In the locations where AT&T does offer television through U-verse, it’s hard to see what DirecTV adds to the offer, unless AT&T wanted to use DirecTV as the TV provider and free up capacity on its fiber network for Internet and telephone service.

Learn how to save money on triple-play cable services, and check our Ratings of telecom services, including AT&T and DirectTV.

Regardless, for consumers, the result of the deal could be an awkward technological solution, potentially requiring a satellite dish and either a copper phone line or fiber connection. It's possible that AT&T has some future technological miracle up its sleeve that will marry satellite and terrestrial communications into a seamlessly integrated, easy-to-use, high-speed telecommunications technology, but we don't imagine that will emerge any time soon.

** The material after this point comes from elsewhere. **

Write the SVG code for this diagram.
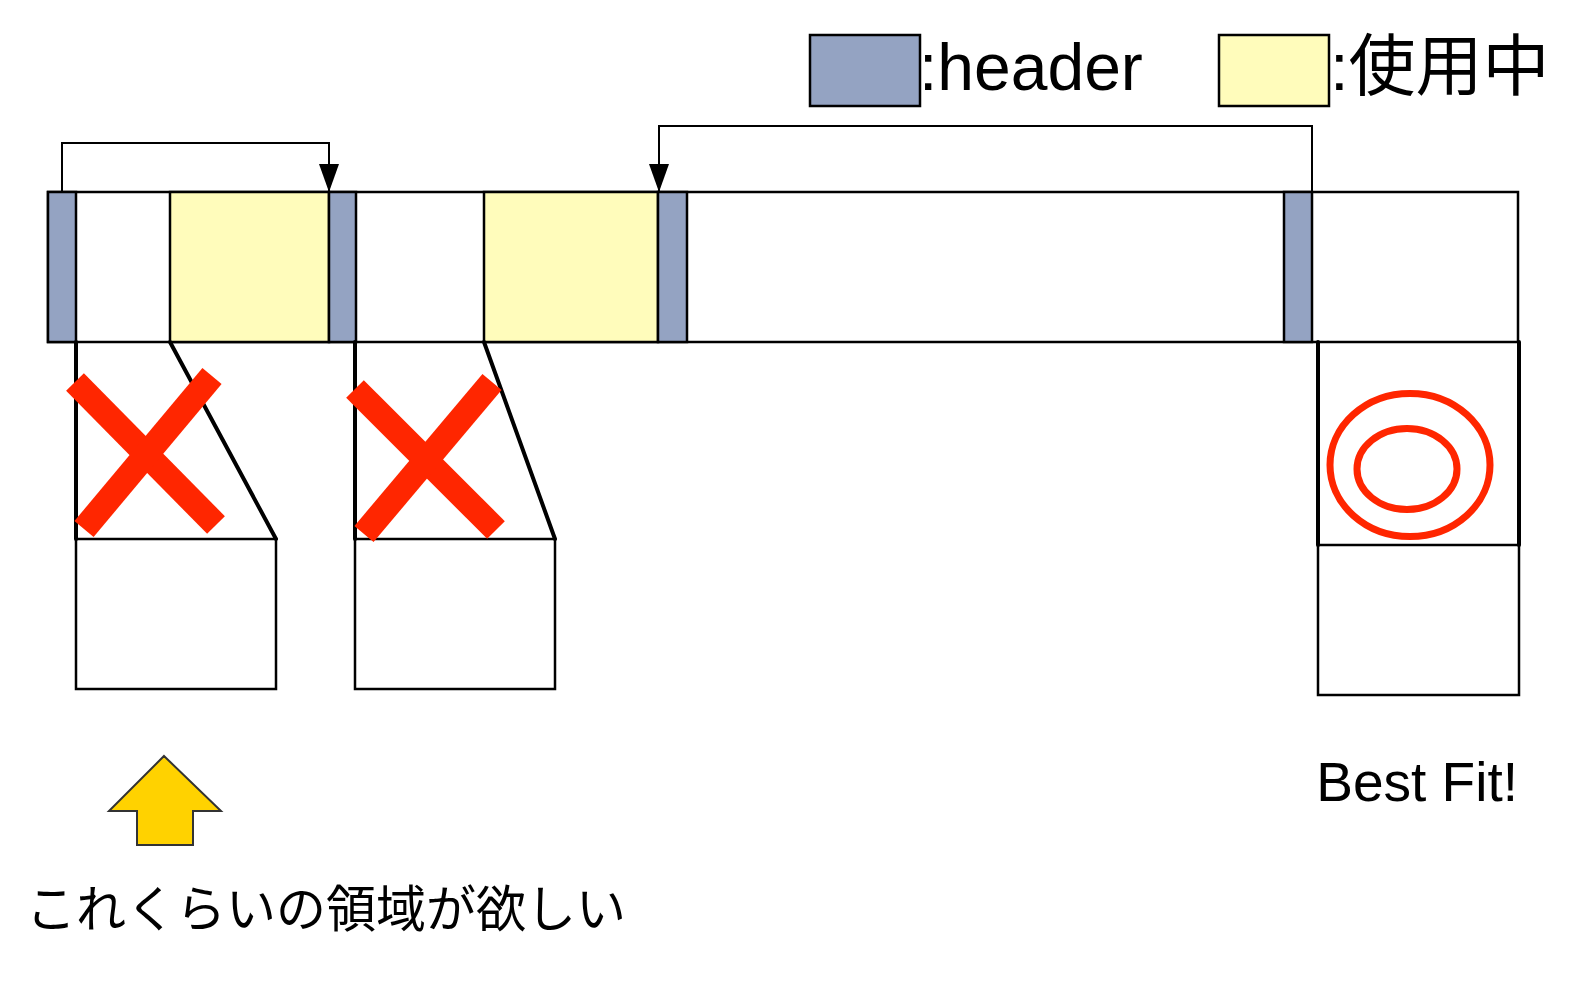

In the meantime, the AT&T-DirecTV announcement has consumer groups on alert. "AT&T’s proposed takeover of DirecTV is just the latest attempt at consolidation in a marketplace where consumers are already saddled with lousy service and price hikes," said Delara Derakhshani, policy counsel for Consumers Union, the policy and advocacy arm of Consumer Reports. "The rush is on for some of the biggest industry players to get even bigger, with consumers left on the losing end. You can’t justify AT&T buying DirecTV by pointing at Comcast’s grab for Time Warner, because neither one is a good deal for consumers.”